Climate change and its impact on health – a crisis at the crossroads

One of the biggest health hazards threatening the global population today and thereby, overall wellbeing and future sustainability is, climate change. The profound effects of climate change are increasingly evident in the deteriorating air quality, rising temperatures leading to more frequent heat-related incidents, noise pollution, extreme weather events, and unprecedented rise in sea levels. Some of its direct implications on human health are increase in respiratory ailments such as asthma, and heat-related conditions like heatstroke, heat exhaustion and dehydration. Further, with increase in occurrence of (flash) floods, landslides and cyclones, waterborne and infectious diseases like cholera, typhoid, leptospirosis as well as vector borne diseases like malaria and dengue are on the rise. Consequently, mental health is being risked due to the deteriorating physiological health conditions.

The adverse effects of climate change are further exacerbating immense strain on eco system services thereby hindering the system’s ability to respond. Additionally, it is also exerting pressure on coping strategies like addressing food security, access to safe drinking water, sanitation, and maintaining clean air. Regions with weak infrastructure and inadequate health care facilities are at the greatest risks and are expected to bear the maximum brunt of climate change. Underdeveloped nations along with developing ones will need utmost priority and assistance to tackle changing climate conditions and their adverse effects, thereafter. An important issue that will be at the forefront arising out of climate change is, global poverty.  According to a recent study by the World Bank, an estimated 132 million people – of which ~66 million live in Sub-Saharan Africa and South Asia – have been projected to plunge into extreme poverty by 2030. Alarmingly, 44 million of this 132 million will experience extreme poverty primarily due to health-related issues that have been further aggravated by the effects of climate change.

The World Bank study also states that the rising temperatures accelerated by climate change can lead to death of at least 21 million people by 2050 from just 5 health risks, vis a vis extreme heat, stunting, diarrhea, malaria and dengue.  According to WHO, 37% of heat-related deaths are directly linked to climate change, with a 70% increase in heat-related deaths among those over 65 years of age, in the next two decades. In 2020, an additional 98 million people experienced food insecurity compared to the average recorded between 1981 and 2010. WHO has estimated that the direct damage costs to health, excluding expenses in health-related sectors like agriculture, water, and sanitation, are projected to range between US$ 2–4 billion annually by 2030.

Unfortunately, children, older adults, migrants or displaced population, people with underlying health conditions, pregnant women and individuals residing in rural/remote (including those with low-wage incomes) areas are particularly vulnerable to the health impacts of shifting climate patterns.

It is thereby evident that climate change poses great threats to both the planet (including flora and fauna) and human health. To avert further catastrophic health disasters in the near future, it is imperative to limit global temperatures to below 2°C, while pursuing efforts to limit the increase to 1.5 degrees.
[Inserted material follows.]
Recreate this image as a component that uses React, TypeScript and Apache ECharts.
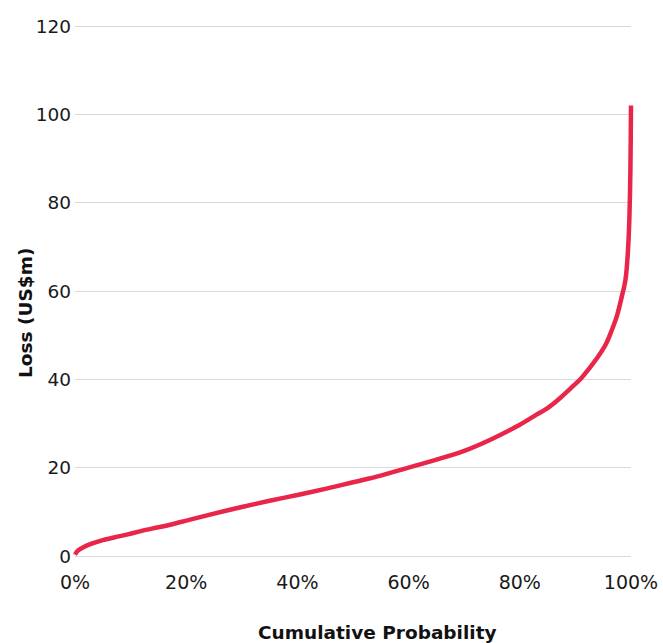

While even a 2°C increase in global temperature carries potential risk, surpassing it will have irreversible consequences on people’s lives and livelihoods and the overall health of this planet.

Fostering Collaboration for Climate Health Risk Mitigation

It is imperative to build a clear collaboration between different stakeholders from government organizations to private sectors, healthcare groups to NGOs, and the civil society. For example, government organizations can build clear cut policies that strengthen healthcare sector, agriculture sector, water sector and the urban development sector. Simultaneously healthcare systems should take preventive and proactive measures and incorporate adaptation strategies that combat the increasing risks of climate change on human health. NGOs on the other hand can create mass awareness about the imposing hazards due to climate change and also ensure easy access to basic resources like food, medicine and clean water to affected populations during environmental disasters. Private sectors can pool in financial resources to create new innovations and technologies in the field of Research and Development, for climate change solutions. By embracing a collaborative approach, a resilient and sustainable path can be adopted, thereby effectively tackling the multifaceted challenges posed by climate change.

As Helen Keller rightly said, “Alone, we can do so little; together, we can do so much.”